Desde mi ventana le veo todos los días. Cada poco sale a la pequeña terraza a fumarse un cigarrillo, no sin antes coger un cenicero pudiendo fácilmente echar la ceniza a la calle. Se pasa allí muchas horas.
Alto y bien vestido. Me fijo en sus manos, las muñecas siempre dobladas, eso no le impide ser él. Mira a la gente que pasa, no acierto desde aquí a verle los ojos, pero la distancia me permite imaginarlos.
Tiene un algo especial. No sé la edad pero ya ha pasado gran parte de su vida. Me puedo permito imaginar, habrá sido? Habrá tenido?…… eso no me importa. Él ES.
Ahí está de nuevo!, su alta silueta destaca entre la pasividad de la fachada.
¿Puede alguien sentir cercano a quien no conoce? Yo sí. Quisiera ir a verle, escuchar sus historias, sus recuerdos, la mella que el paso del tiempo ha hecho en él.
Nunca sale a la calle, quizás su cuerpo ya no se lo permita.
No come ni cena con los demás, cena en la cocina con las enfermeras, sí, vive en una
residencia de ancianos. Ellas le miman, están atentas a sus mínimos movimientos.
En la otra esquina del piso está el salón, grande y luminoso, donde siempre hay más personas. En verano, salen a otra terracita a que les de el sol, unos llevan gorra, otros el pañuelo en la cabeza, otros el gorrito de papel de periódico, como aquél que nos poníamos de pequeños imitando a Napoleón.
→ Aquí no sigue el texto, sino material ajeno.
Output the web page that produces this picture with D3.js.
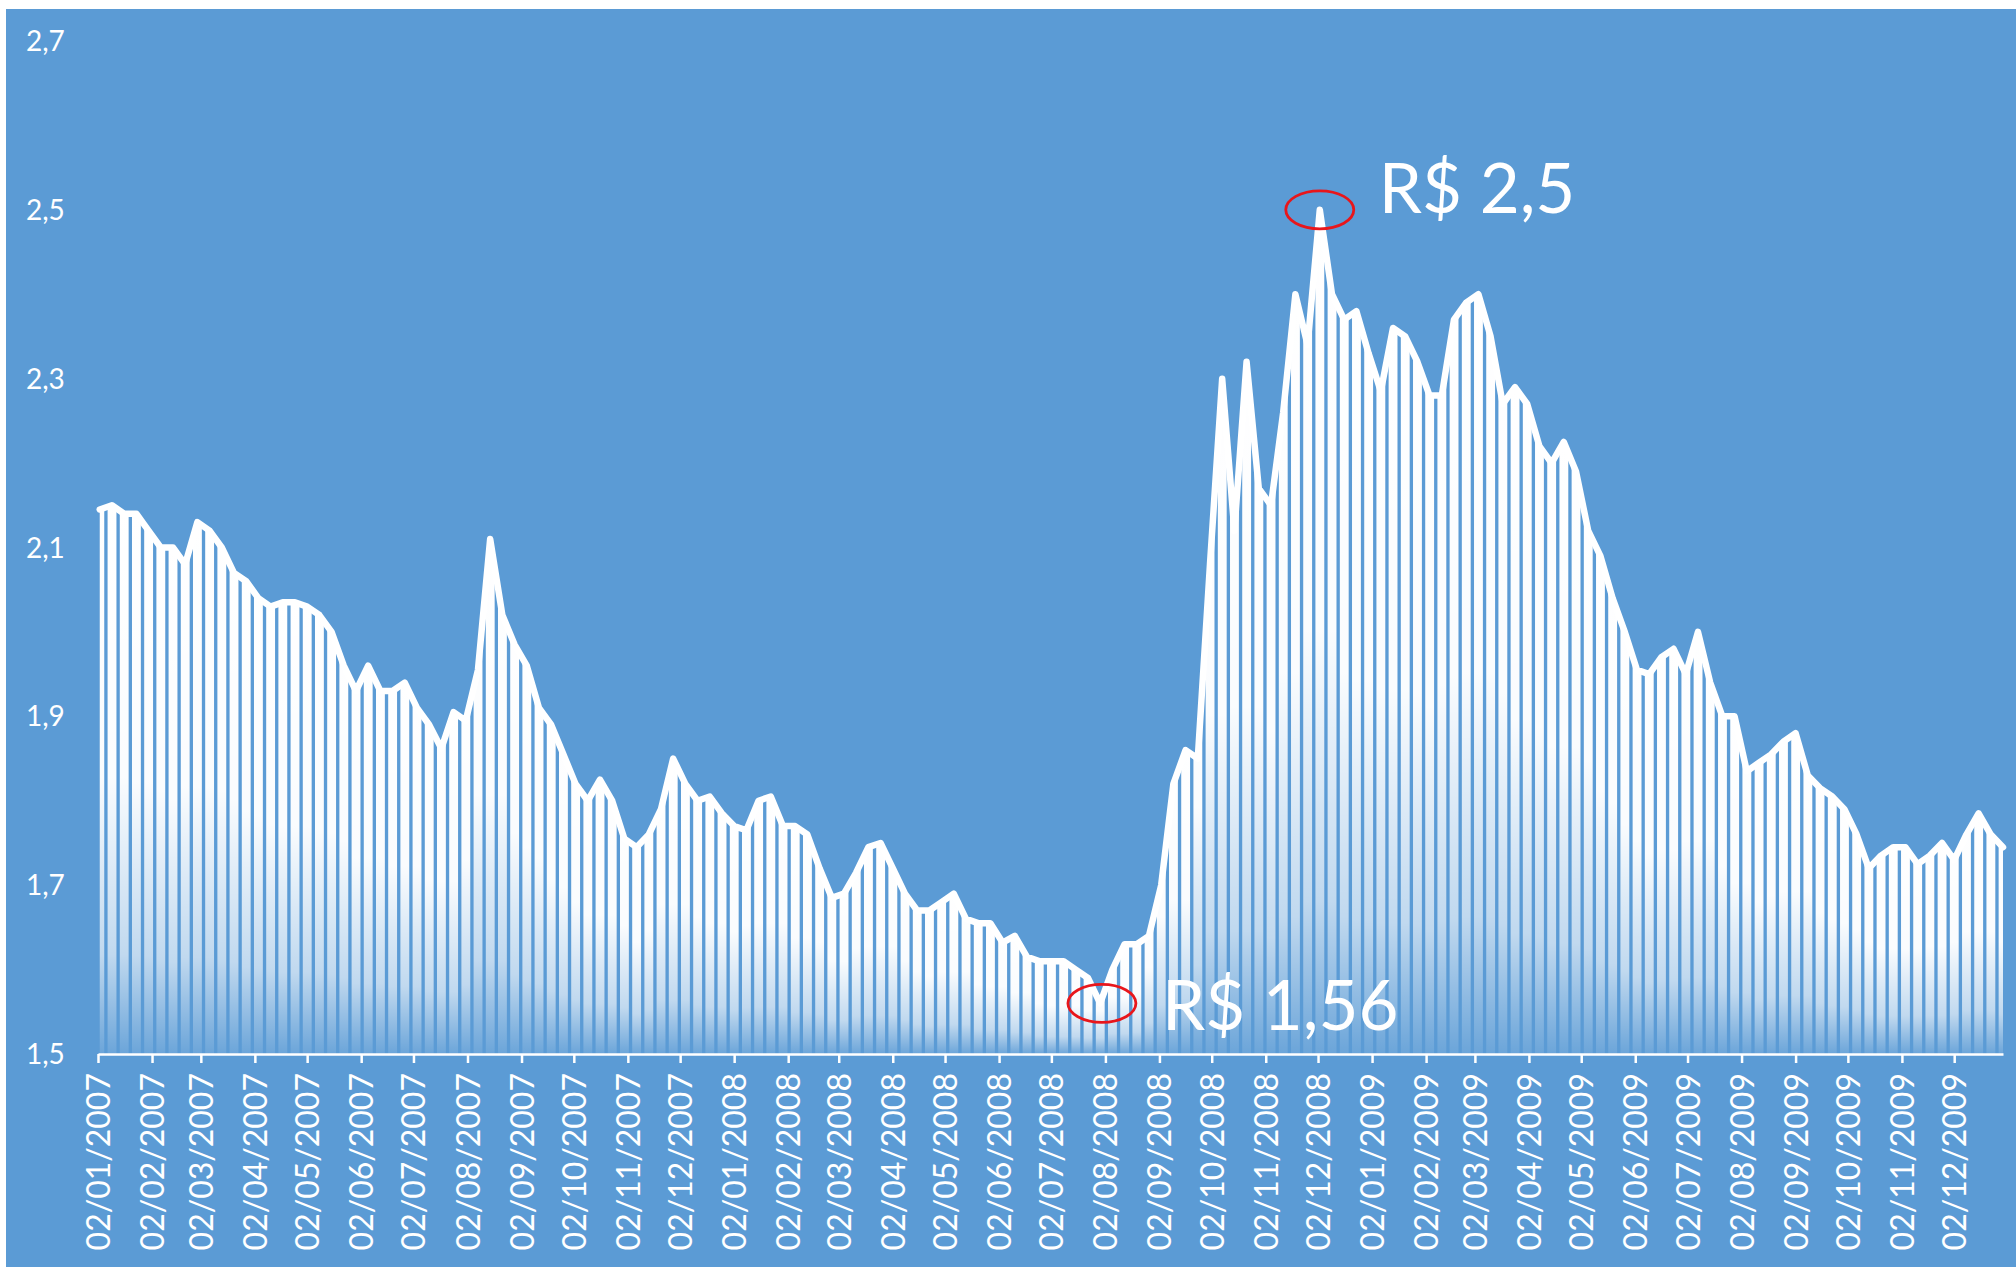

Siempre he tenido un sentimiento especial ( no necesariamente de pena o compasión) hacia las personas mayores, no he compartido mucho tiempo con mis abuelos en la infancia, es algo que me he perdido y hasta he envidiado a los que sí pudieron hacerlo.
Me gustaría verle reír, y sé, desde la distancia, que le veré reír. Muchos llegaremos a “ser mayores”, no es un castigo, es la vida.